Terumo Corporation (Headquarters: Shibuya-ku, Tokyo, Japan. President: Yutaro Shintaku) announced today that it will begin a clinical study in Japan of a cardiac regenerative therapy using cell sheets.
This study has been selected as one of the projects of "Super Special Consortia for Supporting the Development of Cutting-edge Medical Care" ("Tokku"). The Super Special Consortium is a special program, established as a part of the Japanese government's science and technology policy, that generates special treatments and controls for research funds. The initiative conducts parallel discussions with supervising departments and agencies, on a trial basis, in order to eliminate disincentives to the development of innovative technologies.
In "Project to initiate and promote regenerative medicine using cell sheet engineering", led by Dr. Teruo Okano, a professor of Tokyo Women's Medical University, out of which is for cardiac regenerative therapy area, clinical research has been advanced by Dr. Yoshio Sawa, a professor of Osaka University. Terumo has an important role in bringing it from the stage of clinical research to that of clinical study.
Restoring Cardiac Function with Skeletal Myoblast Sheet
The cardiac regenerative technology that is being developed by Terumo is expected to improve the condition of severe heart failure by affixing the autologous myoblast sheets on the damaged sites of patient's heart muscle. The skeletal myoblasts are harvested from the muscle in the patient's thigh, extracorporeally cultured and formed into sheets.
Because the skeletal myoblasts are harvested from the patient's own body, they can be used on the patient with low risk of rejection or infection, and they can be cultured outside the body.
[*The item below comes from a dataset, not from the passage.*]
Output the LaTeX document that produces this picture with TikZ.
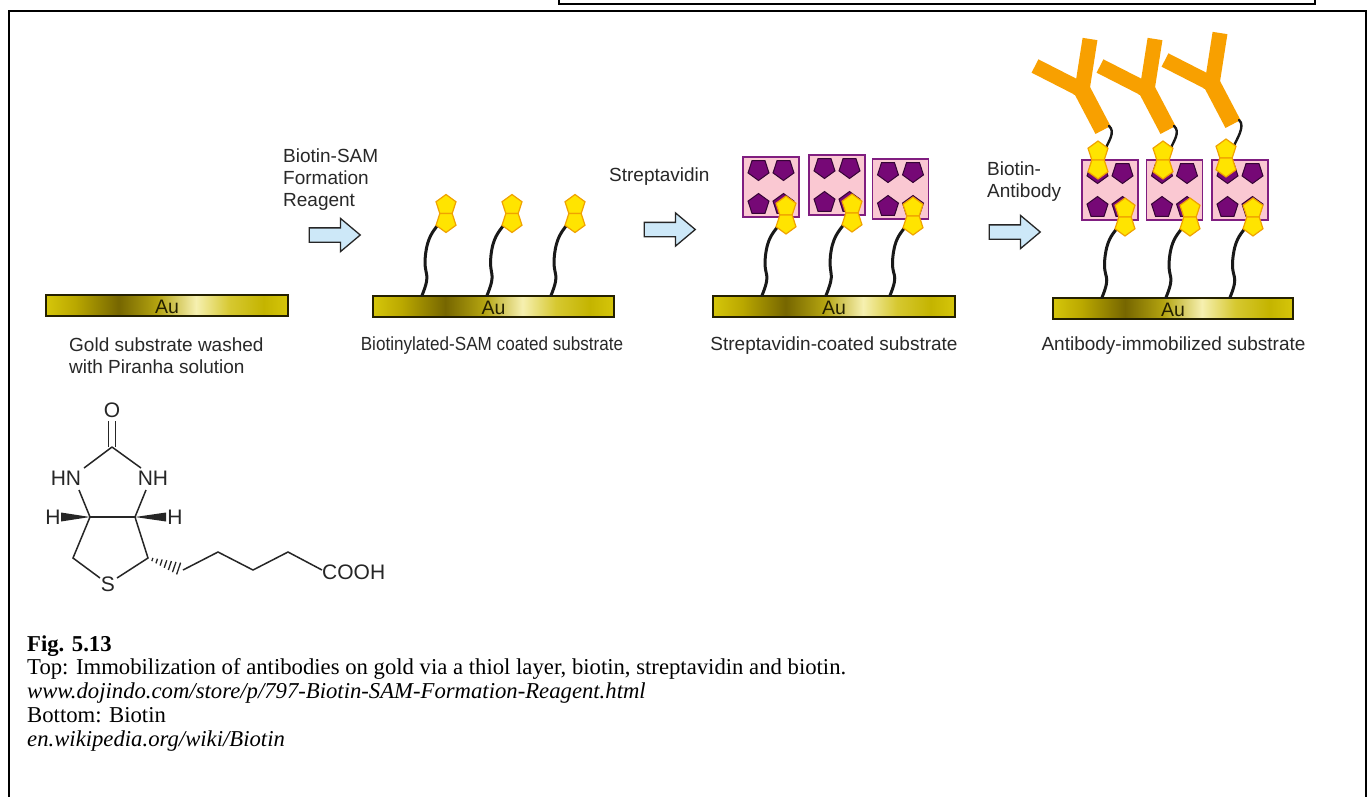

Terumo has been engaging in R&D activities for cardiac regenerative technology since 2002 and began developing cell sheets in 2007. With the clinical study, it aims to receive an approval for the manufacture and sales of this technology in the future.
Reference: About the Treatment of Heart Disease
Heart Failure is generally defined as the inability of the heart to supply sufficient blood flow to meet the needs of the body. In the cases of severe heart failure, implantation of a ventricular assist system and heart transplantation are treatment options.
In 2008, approximately 230,000 people were suffering from heart failure and approximately 60,000 people died of the disease in Japan. Furthermore, these figures are rising annually. The medication therapy and surgical treatment for heart failure are advancing, however the recovery is still difficult when the condition becomes severe. Thus, a new treatment for heart failure is eagerly anticipated.
Overview of the clinical study
1. Subjects: Patients suffering from severe heart failure due to ischemic heart disease
Number of Cases: 6
Participating institutions: 3 (Osaka University, and others)
Period: 6 months post-transplant (2-year follow-up)
It will be conducted with a larger number of subjects in the study design established based upon the results of the exploratory study.
3. The process, from harvesting skeletal muscle to sheet transplantation
The skeletal myoblasts harvested from patient's skeletal muscle will be cultured, frozen, formed into sheets, and then transplanted.
Terumo (TSE: 4543) is a global leader in medical technology and has been committed to “Contributing to Society through Healthcare” for 100 years. Based in Tokyo and operating globally, Terumo employs more than 28,000 associates worldwide to provide innovative medical solutions in more than 160 countries and regions. The company started as a Japanese thermometer manufacturer, and has been supporting healthcare ever since. Now, its extensive business portfolio ranges from vascular intervention and cardio-surgical solutions, blood transfusion and cell therapy technology, to medical products essential for daily clinical practice such as transfusion systems, diabetes care, and peritoneal dialysis treatments. Terumo will further strive to be of value to patients, medical professionals, and society at large.